À moins que Hollande n’ait en toute connaissance de cause mis ses pas
dans ceux du promoteur de l’expansion coloniale. Il est vrai que la gauche de
gouvernement a toujours été partie prenante de l’entreprise impériale, du front
populaire au génocide rwandais en passant par le gouvernement Mollet. On
connaît les hauts faits de Mitterrand, de l’Algérie jusqu’au Rwanda. Ces mots
qu’il eut à la fin de son second mandat : « Je le dis solennellement : la France doit
maintenir sa route et refuser de réduire ses ambitions africaines. La France ne
serait plus tout à fait elle-même si elle renonçait à être présente en Afrique » font
écho à ceux de Ferry : « La France ne veut pas être seulement un pays libre, mais
un grand pays, exerçant son influence sur les destinées du monde et répandant,
partout où il peut les porter, ses mœurs, sa langue, ses armes, son drapeau, son
génie. »
Des historiens ont jugé anachroniques les protestations suscitées par le choix
de Hollande : rien n’est plus faux.
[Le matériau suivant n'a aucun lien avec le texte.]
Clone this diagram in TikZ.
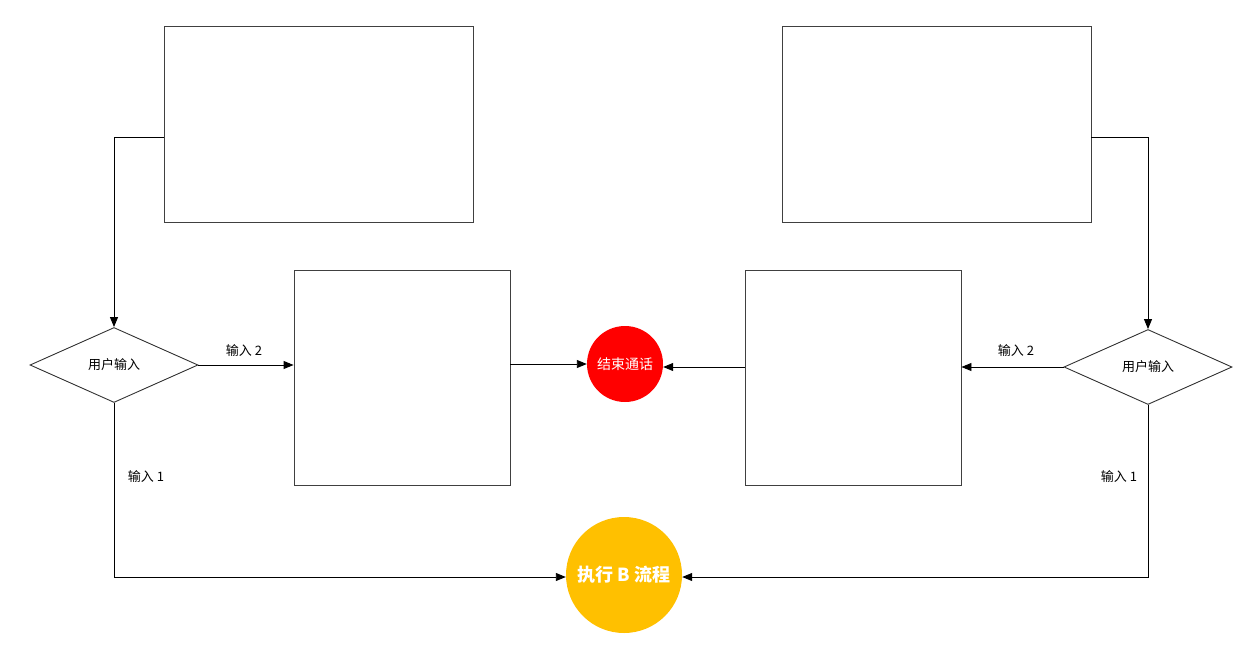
\documentclass[tikz,border=0pt]{standalone}
\usepackage{fontspec}
\newfontfamily\cjk{Noto Sans CJK SC}
\usetikzlibrary{arrows.meta,shapes.geometric}
\begin{document}
\begin{tikzpicture}[x=1pt,y=-1pt,
  dia/.style={draw=black!80,line width=0.9pt,diamond,aspect=2.24,minimum width=168pt,minimum height=75pt,inner sep=0pt,font=\cjk\fontsize{13}{15}\selectfont},
  conn/.style={draw=black,line width=0.9pt,-{Triangle[length=10pt,width=8pt]}},
  lbl/.style={font=\cjk\fontsize{13}{15}\selectfont,inner sep=1pt}]
\useasboundingbox (0,0) rectangle (1250,650);
\fill[white] (0,0) rectangle (1250,650);
% boxes
\node[draw=black!75,line width=0.9pt,minimum width=309pt,minimum height=196pt,inner sep=0pt] (tl) at (318.5,124) {};
\node[draw=black!75,line width=0.9pt,minimum width=309pt,minimum height=196pt,inner sep=0pt] (tr) at (936.5,124) {};
\node[draw=black!75,line width=0.9pt,minimum width=216pt,minimum height=215pt,inner sep=0pt] (ml) at (402,377.5) {};
\node[draw=black!75,line width=0.9pt,minimum width=216pt,minimum height=215pt,inner sep=0pt] (mr) at (853,377.5) {};
% diamonds
\node[dia] (dl) at (114,365) {用户输入};
\node[dia] (dr) at (1148,367) {用户输入};
% circles
\node[circle,fill=red,minimum size=76pt,inner sep=0pt,text=white,font=\cjk\fontsize{14}{16}\selectfont] (end) at (625,364) {结束通话};
\node[circle,fill={rgb,255:red,255;green,192;blue,0},minimum size=116pt,inner sep=0pt,text=white,font=\cjk\bfseries\fontsize{18}{20}\selectfont] (exb) at (624,575) {执行 B 流程};
% connectors
\draw[conn] (tl.west |- 0,137) -| (dl.north);
\draw[conn] (tr.east |- 0,137) -| (dr.north);
\draw[conn] (dl.east) -- (ml.west |- dl.east);
\draw[conn] (ml.east |- end.west) -- (end.west);
\draw[conn] (mr.west |- 0,367) -- (end.east |- 0,367);
\draw[conn] (dr.west) -- (mr.east |- dr.west);
\draw[conn] (dl.south) |- (exb.west |- 0,577);
\draw[conn] (dr.south) |- (exb.east |- 0,577);
% labels
\node[lbl] at (244,351) {输入 2};
\node[lbl] at (1016,351) {输入 2};
\node[lbl] at (146,477) {输入 1};
\node[lbl] at (1119,477) {输入 1};
\end{tikzpicture}
\end{document}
Bien des députés de 1885, tant de gauche que
de droite, virent à juste titre dans cette théorisation raciale de la colonisation
« l’abdication des principes de 1789 et de 1848 », « la justification de l’esclavage
et de la traite des nègres ». Quant à Clémenceau, il répliqua :
« Regardez l’histoire de la conquête de ces peuples que vous dites barbares et vous y verrez la violence, tous les crimes déchaînés, l’oppression, le sang coulant à flots, le faible opprimé, tyrannisé par le vainqueur ! Voilà l’histoire de votre civilisation ! [...] Combien de crimes atroces, effroyables ont été commis au nom de la justice et de la civilisation. »
Ce qui est anachronique, c’est cette promotion de l’inventeur du racisme d’État
au rang de saint patron des élèves d’aujourd’hui, dont une partie est issue de
ces peuples réputés inférieurs par Ferry. Qu’arriverait-t-il si certains d’entre eux,
issus ou non de ces « races » inférieures, refusaient de participer à un hommage
qu’un enseignant, fort de l’exemple donné en haut lieu, s’aviserait de leur
imposer ?
L’hommage au représentant le plus fameux du lobby colonial fait
craindre que, bien loin de « faire de l’école un lieu d’intégration de tous les enfants
de la République », objectif affiché par Hollande, on continue, sous couvert de
laïcité, à exclure des jeunes filles modestes de l’école publique sous le prétexte
qu’elles portent un foulard tout en subventionnant massivement l’enseignement
catholique. Ici comme outre-mer, il s’agira toujours de « civiliser » les inférieurs.